## TASK INSTRUCTIONS
Select the lines that contain "matplotlib" and copy each of them.

## ROWS
:::::

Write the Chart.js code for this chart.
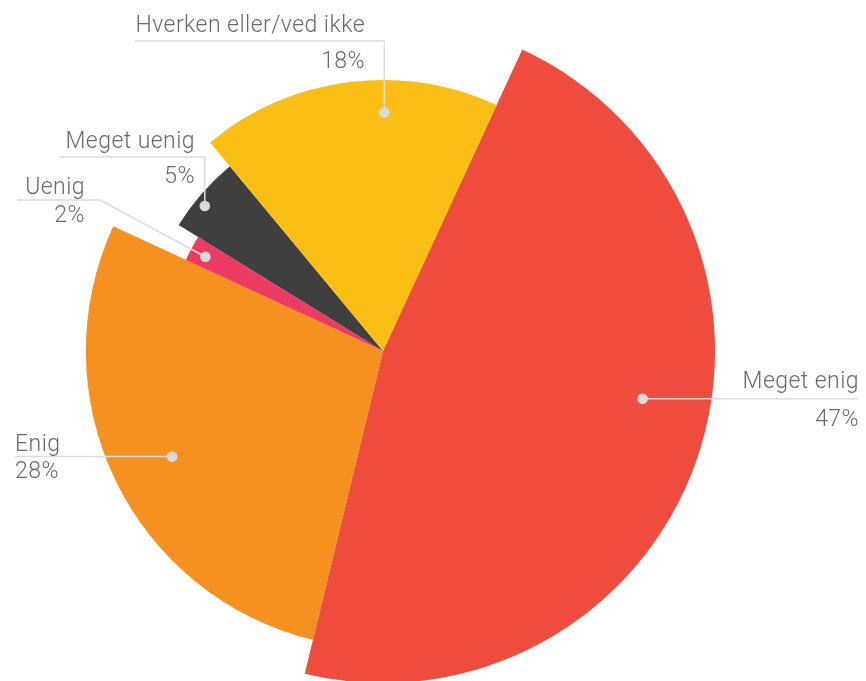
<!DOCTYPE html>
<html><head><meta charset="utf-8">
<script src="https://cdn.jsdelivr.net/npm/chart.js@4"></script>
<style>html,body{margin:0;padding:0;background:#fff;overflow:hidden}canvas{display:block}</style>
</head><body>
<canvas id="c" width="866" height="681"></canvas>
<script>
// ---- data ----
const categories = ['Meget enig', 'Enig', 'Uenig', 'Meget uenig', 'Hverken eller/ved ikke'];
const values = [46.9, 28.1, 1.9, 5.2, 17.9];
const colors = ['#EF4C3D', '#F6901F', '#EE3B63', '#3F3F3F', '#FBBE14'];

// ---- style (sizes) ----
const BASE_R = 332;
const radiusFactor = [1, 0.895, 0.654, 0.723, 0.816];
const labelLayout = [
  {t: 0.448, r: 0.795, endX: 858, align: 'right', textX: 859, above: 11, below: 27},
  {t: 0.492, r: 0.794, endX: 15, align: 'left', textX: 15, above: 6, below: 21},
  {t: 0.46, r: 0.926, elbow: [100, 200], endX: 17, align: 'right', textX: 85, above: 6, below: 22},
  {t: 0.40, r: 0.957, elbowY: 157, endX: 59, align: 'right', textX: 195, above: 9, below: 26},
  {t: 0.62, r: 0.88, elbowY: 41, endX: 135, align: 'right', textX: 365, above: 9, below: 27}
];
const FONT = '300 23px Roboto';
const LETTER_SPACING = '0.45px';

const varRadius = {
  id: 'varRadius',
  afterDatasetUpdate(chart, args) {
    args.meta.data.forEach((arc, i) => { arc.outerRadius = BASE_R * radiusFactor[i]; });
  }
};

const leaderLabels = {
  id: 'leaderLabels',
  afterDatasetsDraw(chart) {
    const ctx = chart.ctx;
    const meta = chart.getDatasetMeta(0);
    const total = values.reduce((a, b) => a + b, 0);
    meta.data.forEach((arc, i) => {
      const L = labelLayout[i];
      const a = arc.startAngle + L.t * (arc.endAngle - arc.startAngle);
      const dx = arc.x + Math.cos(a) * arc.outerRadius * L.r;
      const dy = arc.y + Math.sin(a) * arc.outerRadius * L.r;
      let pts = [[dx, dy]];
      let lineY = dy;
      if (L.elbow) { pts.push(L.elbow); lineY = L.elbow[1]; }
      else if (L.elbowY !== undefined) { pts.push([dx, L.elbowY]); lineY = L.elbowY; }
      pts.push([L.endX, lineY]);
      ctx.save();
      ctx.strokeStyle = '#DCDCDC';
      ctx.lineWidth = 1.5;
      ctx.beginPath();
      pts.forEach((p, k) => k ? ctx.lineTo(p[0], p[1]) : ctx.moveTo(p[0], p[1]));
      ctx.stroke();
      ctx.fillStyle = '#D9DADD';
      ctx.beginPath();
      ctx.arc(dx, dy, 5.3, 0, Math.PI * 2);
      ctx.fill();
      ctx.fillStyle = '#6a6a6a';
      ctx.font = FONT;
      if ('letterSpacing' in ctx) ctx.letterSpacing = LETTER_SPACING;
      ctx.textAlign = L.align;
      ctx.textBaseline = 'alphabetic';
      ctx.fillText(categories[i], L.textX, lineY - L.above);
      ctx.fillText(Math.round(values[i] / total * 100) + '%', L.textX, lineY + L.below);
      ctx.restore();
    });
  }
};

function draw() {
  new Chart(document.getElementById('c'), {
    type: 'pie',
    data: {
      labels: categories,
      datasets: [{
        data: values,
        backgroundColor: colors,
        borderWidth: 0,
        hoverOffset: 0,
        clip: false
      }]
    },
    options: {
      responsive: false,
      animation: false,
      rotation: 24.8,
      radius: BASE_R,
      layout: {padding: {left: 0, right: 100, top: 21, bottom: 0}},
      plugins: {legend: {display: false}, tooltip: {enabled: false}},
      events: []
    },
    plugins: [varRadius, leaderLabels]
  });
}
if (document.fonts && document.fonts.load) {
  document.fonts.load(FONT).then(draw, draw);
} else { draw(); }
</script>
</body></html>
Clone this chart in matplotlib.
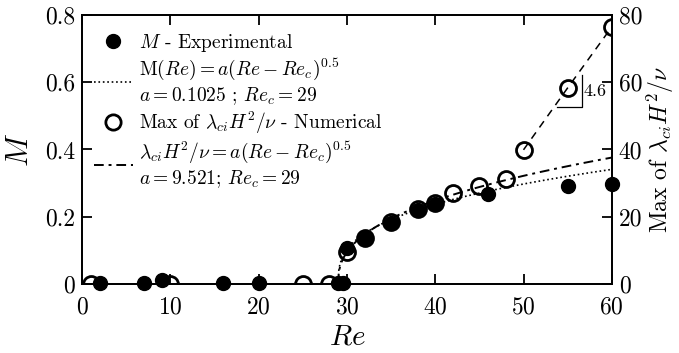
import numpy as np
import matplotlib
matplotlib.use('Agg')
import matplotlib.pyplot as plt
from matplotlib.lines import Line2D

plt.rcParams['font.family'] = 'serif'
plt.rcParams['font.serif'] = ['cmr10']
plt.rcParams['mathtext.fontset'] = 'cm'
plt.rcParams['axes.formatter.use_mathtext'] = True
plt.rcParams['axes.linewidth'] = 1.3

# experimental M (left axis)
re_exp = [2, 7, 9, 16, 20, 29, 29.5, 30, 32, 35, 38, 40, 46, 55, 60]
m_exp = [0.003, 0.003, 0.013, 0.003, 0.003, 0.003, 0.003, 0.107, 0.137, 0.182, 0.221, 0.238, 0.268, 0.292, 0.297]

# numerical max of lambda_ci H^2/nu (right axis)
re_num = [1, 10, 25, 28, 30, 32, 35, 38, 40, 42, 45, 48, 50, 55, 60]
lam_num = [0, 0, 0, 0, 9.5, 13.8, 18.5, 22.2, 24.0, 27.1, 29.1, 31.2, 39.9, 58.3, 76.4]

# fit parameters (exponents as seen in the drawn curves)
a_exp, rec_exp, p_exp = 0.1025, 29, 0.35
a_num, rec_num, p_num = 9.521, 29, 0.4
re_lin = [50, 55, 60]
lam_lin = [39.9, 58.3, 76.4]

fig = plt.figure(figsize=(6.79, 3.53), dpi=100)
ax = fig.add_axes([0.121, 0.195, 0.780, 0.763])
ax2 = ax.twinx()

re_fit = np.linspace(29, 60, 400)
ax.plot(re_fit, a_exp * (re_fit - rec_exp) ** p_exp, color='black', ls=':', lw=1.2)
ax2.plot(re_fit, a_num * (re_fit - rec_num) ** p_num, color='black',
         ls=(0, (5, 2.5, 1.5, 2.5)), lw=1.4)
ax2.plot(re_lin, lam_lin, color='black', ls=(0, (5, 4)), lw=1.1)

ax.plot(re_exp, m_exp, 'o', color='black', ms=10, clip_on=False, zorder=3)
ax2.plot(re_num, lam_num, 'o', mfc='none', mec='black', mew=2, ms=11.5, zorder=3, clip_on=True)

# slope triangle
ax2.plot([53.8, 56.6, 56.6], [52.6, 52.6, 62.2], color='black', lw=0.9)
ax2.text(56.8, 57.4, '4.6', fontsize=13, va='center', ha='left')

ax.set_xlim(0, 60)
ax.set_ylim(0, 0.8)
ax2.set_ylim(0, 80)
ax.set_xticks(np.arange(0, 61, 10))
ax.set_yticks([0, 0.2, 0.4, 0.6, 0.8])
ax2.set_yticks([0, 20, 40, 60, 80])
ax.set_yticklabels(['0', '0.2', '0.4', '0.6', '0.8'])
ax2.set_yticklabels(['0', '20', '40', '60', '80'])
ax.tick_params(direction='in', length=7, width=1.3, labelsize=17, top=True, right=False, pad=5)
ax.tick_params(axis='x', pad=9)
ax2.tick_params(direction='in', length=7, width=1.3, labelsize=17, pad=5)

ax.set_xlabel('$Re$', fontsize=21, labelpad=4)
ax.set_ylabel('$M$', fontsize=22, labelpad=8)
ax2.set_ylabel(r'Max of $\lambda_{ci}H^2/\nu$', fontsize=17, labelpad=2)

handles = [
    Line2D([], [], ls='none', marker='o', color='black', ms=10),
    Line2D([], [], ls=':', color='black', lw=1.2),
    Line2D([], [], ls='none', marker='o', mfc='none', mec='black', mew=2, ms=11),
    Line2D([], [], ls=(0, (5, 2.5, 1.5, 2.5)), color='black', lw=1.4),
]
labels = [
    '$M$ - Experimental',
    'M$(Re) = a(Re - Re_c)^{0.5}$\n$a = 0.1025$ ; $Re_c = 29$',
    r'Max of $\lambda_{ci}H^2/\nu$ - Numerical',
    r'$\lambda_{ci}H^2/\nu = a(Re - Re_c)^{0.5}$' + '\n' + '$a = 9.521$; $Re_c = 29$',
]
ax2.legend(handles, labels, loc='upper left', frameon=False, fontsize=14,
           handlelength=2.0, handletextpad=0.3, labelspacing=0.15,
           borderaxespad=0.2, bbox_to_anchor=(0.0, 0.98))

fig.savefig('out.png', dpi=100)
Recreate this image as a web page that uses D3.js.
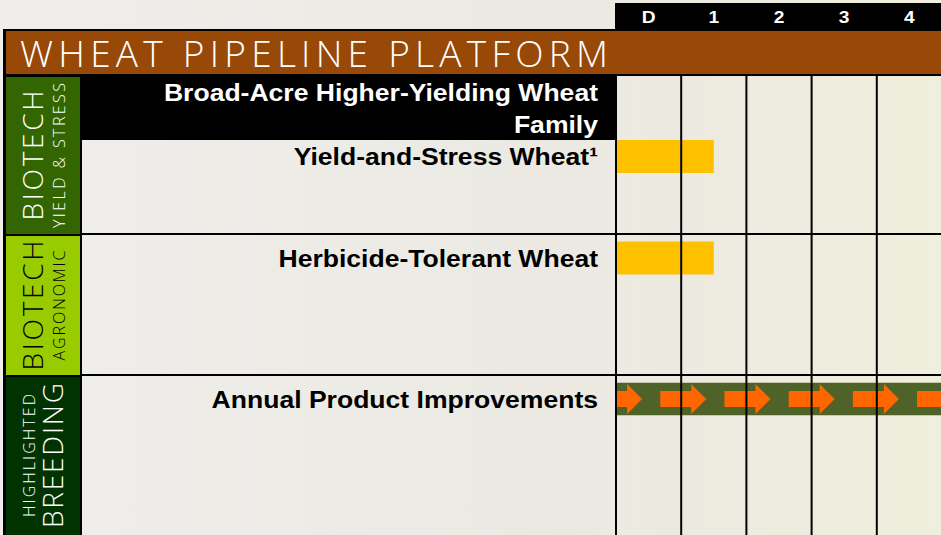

:::::

## REPLY
Clone this chart in matplotlib.
import matplotlib
matplotlib.use('Agg')
import matplotlib.pyplot as plt
from matplotlib.lines import Line2D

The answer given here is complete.